Getting the intelligent designer to be a result of natural science requires one to travel an hermeneutical circle, in which evidence confirms a certain a priori assumption. That's the circularity that I see here.

Well, the problem I'm having is you don't see any circle in the explanation of ID reasoning I offered. I don't see where Richards (or the major ID proponents generally) deviate from what I said.

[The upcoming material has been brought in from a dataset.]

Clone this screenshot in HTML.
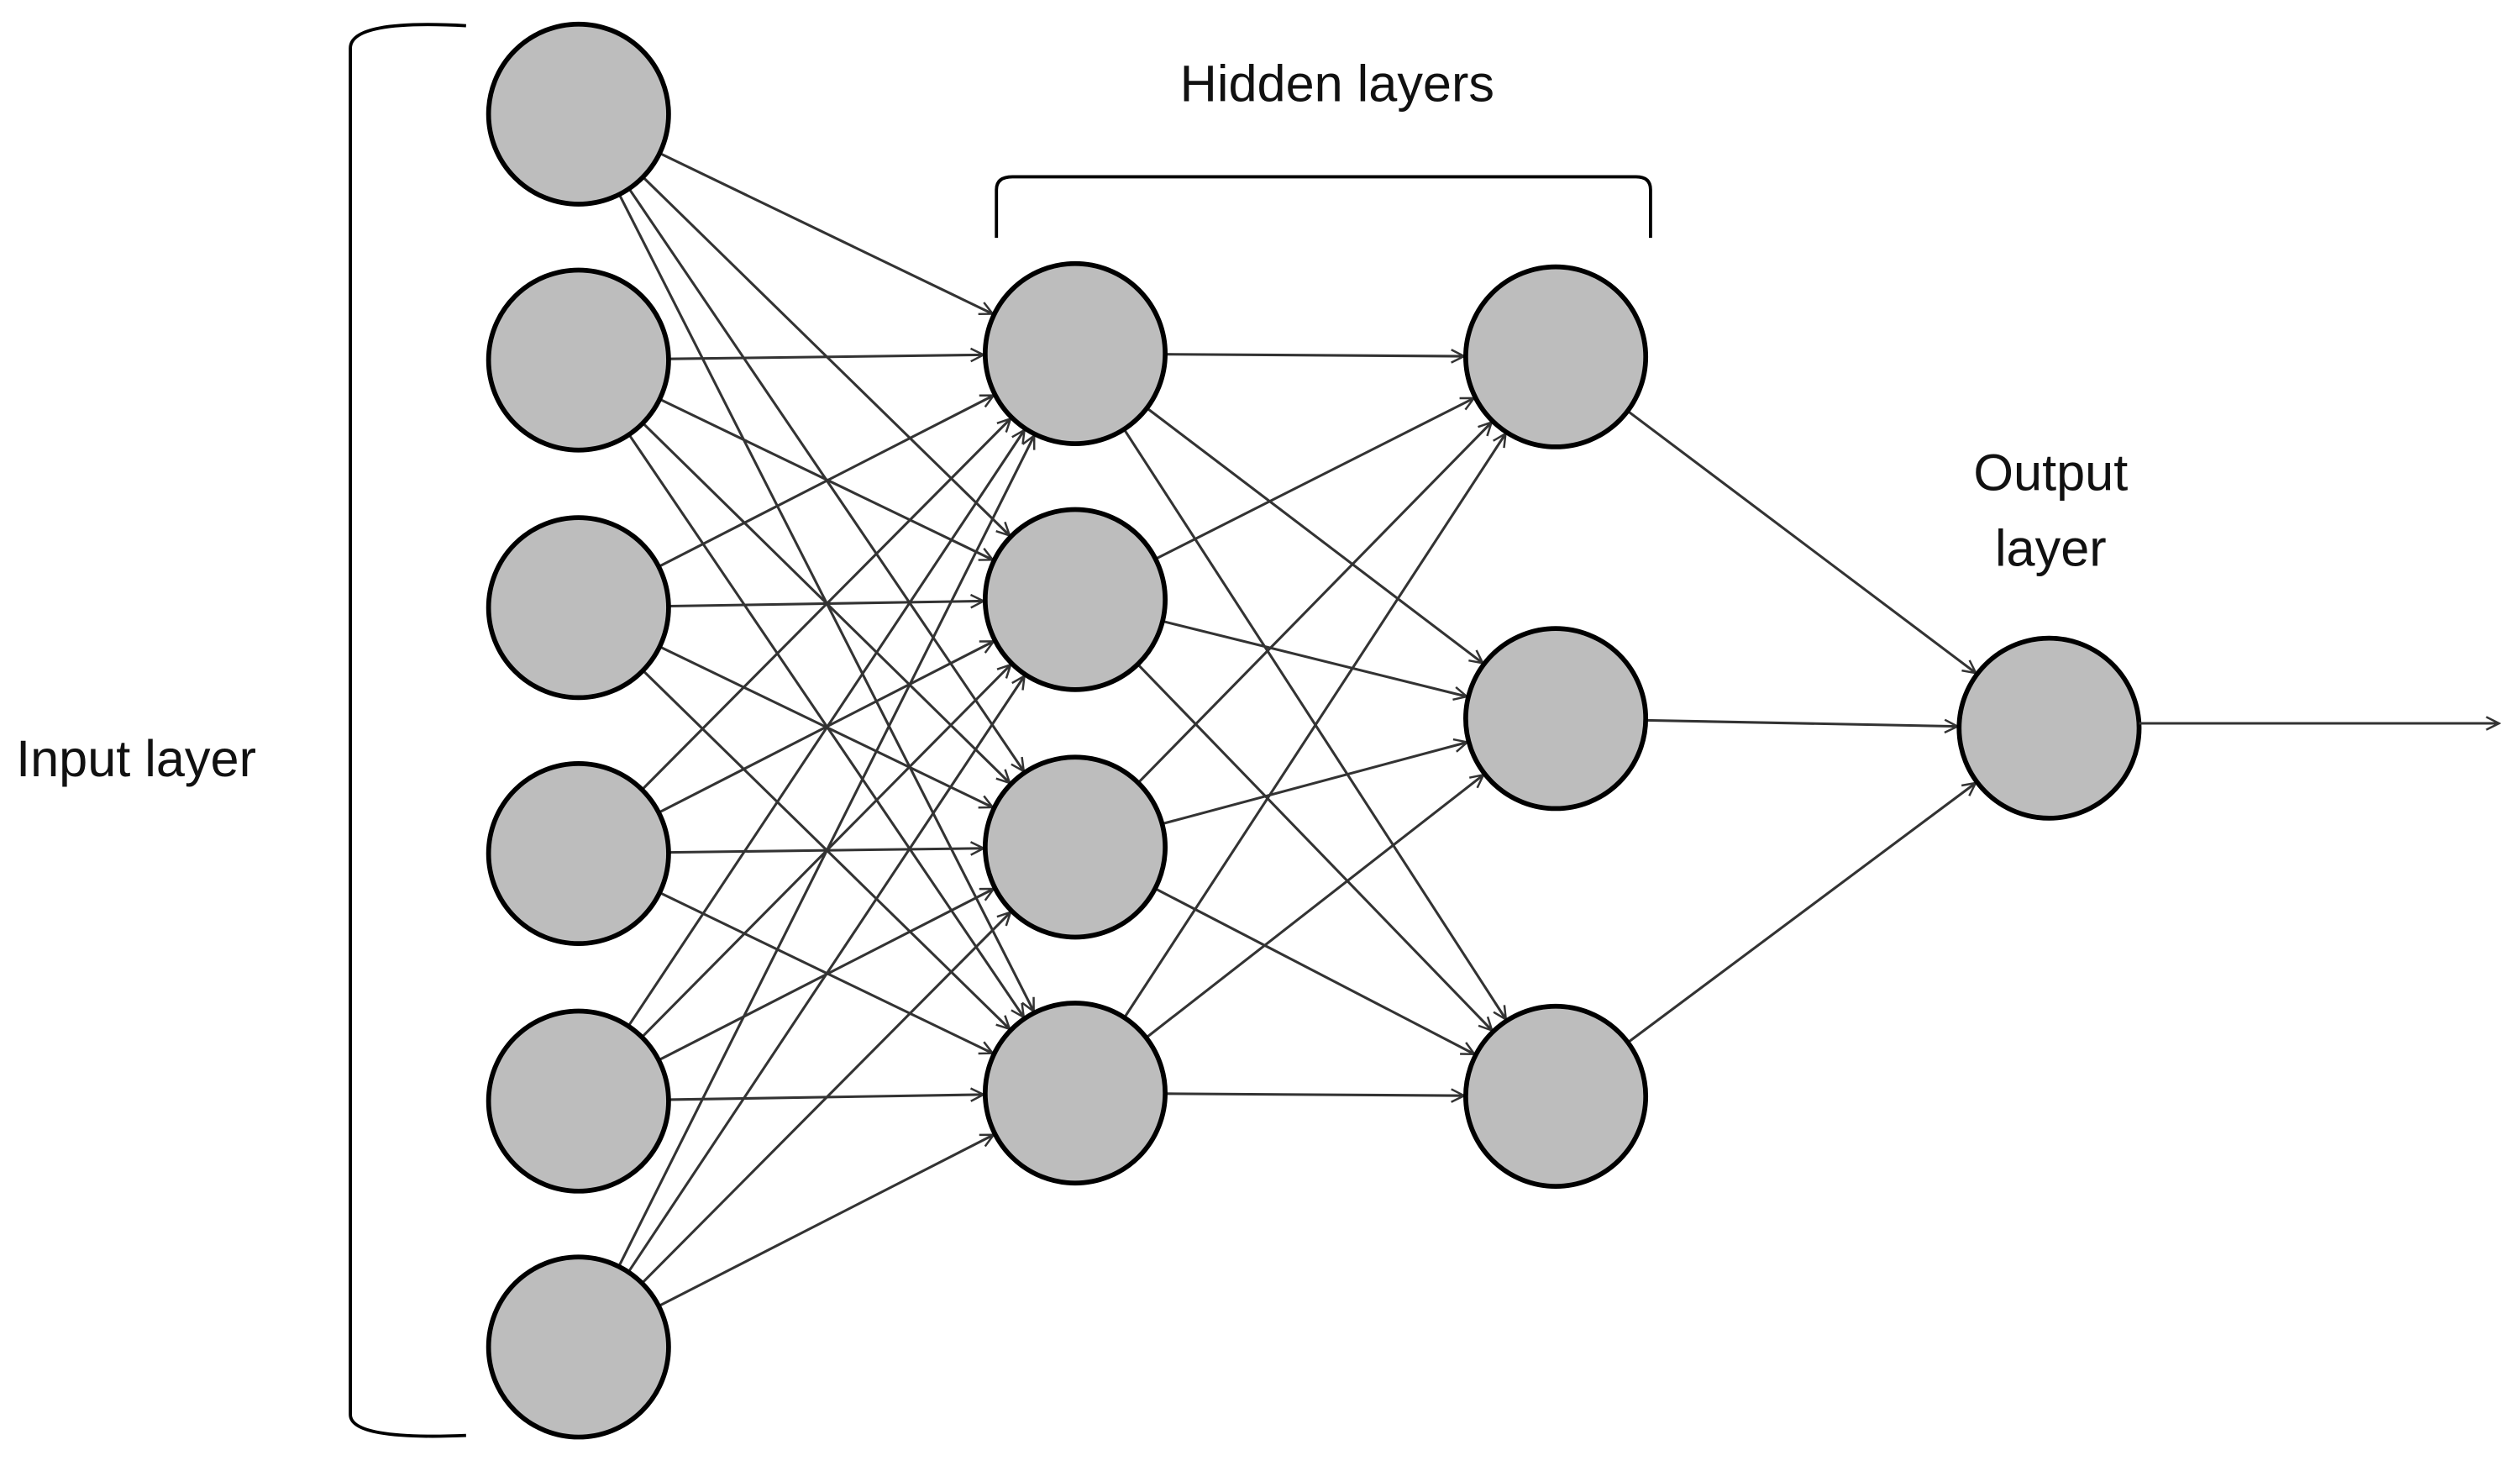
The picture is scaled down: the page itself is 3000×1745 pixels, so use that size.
<!DOCTYPE html>
<html><head><meta charset="utf-8"><style>
html,body{margin:0;padding:0;background:#fff;width:3000px;height:1745px;overflow:hidden}
svg{display:block}
text{font-family:"Liberation Sans",sans-serif;fill:#111}
</style></head><body>
<svg id="s" width="3000" height="1745" viewBox="0 0 1568 912" preserveAspectRatio="none" xmlns="http://www.w3.org/2000/svg">
<defs><marker id="a" markerWidth="10" markerHeight="10" refX="9" refY="5" orient="auto" markerUnits="userSpaceOnUse"><path d="M1,1 L9,5 L1,9" fill="none" stroke="#333" stroke-width="1.3"/></marker></defs>
<g id="lines" stroke="#333" stroke-width="1.6" fill="none"></g>
<g id="nodes" fill="#bdbdbd" stroke="#000" stroke-width="3"></g>
<path d="M290,16 Q218,12 218,30 L218,880 Q218,896 290,893" fill="none" stroke="#000" stroke-width="2"/>
<path d="M620,148 L620,118 Q620,110 630,110 L1018,110 Q1027,110 1027,118 L1027,148" fill="none" stroke="#000" stroke-width="2"/>
<line x1="1331" y1="450" x2="1555" y2="450" stroke="#333" stroke-width="1.6" marker-end="url(#a)"/>
<text x="10" y="483" font-size="32">Input layer</text>
<text x="832" y="63" font-size="32" text-anchor="middle">Hidden layers</text>
<text x="1276" y="305" font-size="32" text-anchor="middle">Output</text>
<text x="1276" y="352" font-size="32" text-anchor="middle">layer</text>
</svg>
<script>
var R=56,NS="http://www.w3.org/2000/svg";
var L=[[[360,71],[360,224],[360,378],[360,531],[360,685],[360,838]],
[[669,220],[669,373],[669,527],[669,680]],
[[968,222],[968,447],[968,682]],
[[1275,453]]];
var lg=document.getElementById('lines'),ng=document.getElementById('nodes');
for(var k=0;k<3;k++)for(var i=0;i<L[k].length;i++)for(var j=0;j<L[k+1].length;j++){
var a=L[k][i],b=L[k+1][j],dx=b[0]-a[0],dy=b[1]-a[1],d=Math.sqrt(dx*dx+dy*dy),ux=dx/d,uy=dy/d;
var l=document.createElementNS(NS,'line');
l.setAttribute('x1',a[0]+ux*R);l.setAttribute('y1',a[1]+uy*R);
l.setAttribute('x2',b[0]-ux*(R+1));l.setAttribute('y2',b[1]-uy*(R+1));
l.setAttribute('marker-end','url(#a)');lg.appendChild(l);}
L.forEach(function(ly){ly.forEach(function(p){var c=document.createElementNS(NS,'circle');
c.setAttribute('cx',p[0]);c.setAttribute('cy',p[1]);c.setAttribute('r',R);ng.appendChild(c);});});
</script>
</body></html>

Now, maybe you mean they're bluffing about how they reason or infer. And I don't think, even if the summary I gave is right, that ID is science. (I think the reasoning and arguments may be worthwhile in some cases. Certainly some of their negative claims. But science, it ain't.) But if the rendition of the reasoning I gave passes the circularity filter, I think ID passes.

Unknown said...

David

I'm making an autobiographical point, in the sense that I'm personalizing my argument; but I'm not making a psychological claim, nor a historical point. I am offering a philosophical diagnosis, viz., that Intelligent Design is a coherentist trap. I see hermeneutical circularity because the results of an interpretation of the evidence (that's a mouthful, huh?) are constrained by a deductive argument about the existence of an intelligent designer, much like in theology, when an interpretation of scripture is constrained by a supposedly relevant context, e.g., a historical fact, or a doctrinal point. Does that clear things up?

Unknown said...

Crude

My response to David was meant to do double duty, being sort of a response to you as well. w

Crude said...

Dan,

I see hermeneutical circularity because the results of an interpretation of the evidence (that's a mouthful, huh?) are constrained by a deductive argument about the existence of an intelligent designer, much like in theology

Let me try restating your claim to see if I understand it. Are you saying that intelligent design requires one to establish the existence of an intelligent designer before one infers their existence? Say, 'the only way I can infer that artifact X is designed is if I've already established that designer Y exists'?

Unknown said...

Crude

Sort of. I hate to say it, but this is going to have to be a conversation we have some other time. Your arguments have helped me to take my thinking about the hermeneutical circle, coherentism, and ID in a new direction, but I need a bit of a break to reassess how exactly I've gotten here. Thank again for the debate.

Crude said...

No problem, Dan. Thanks for the calm conversation.

Crude said...

Victor,

You may know, but Anthony Kenny reviewed a book by McGrath about Lewis. I think you'll like the AFR mention, even if Lewis is a bit cranky elsewhere.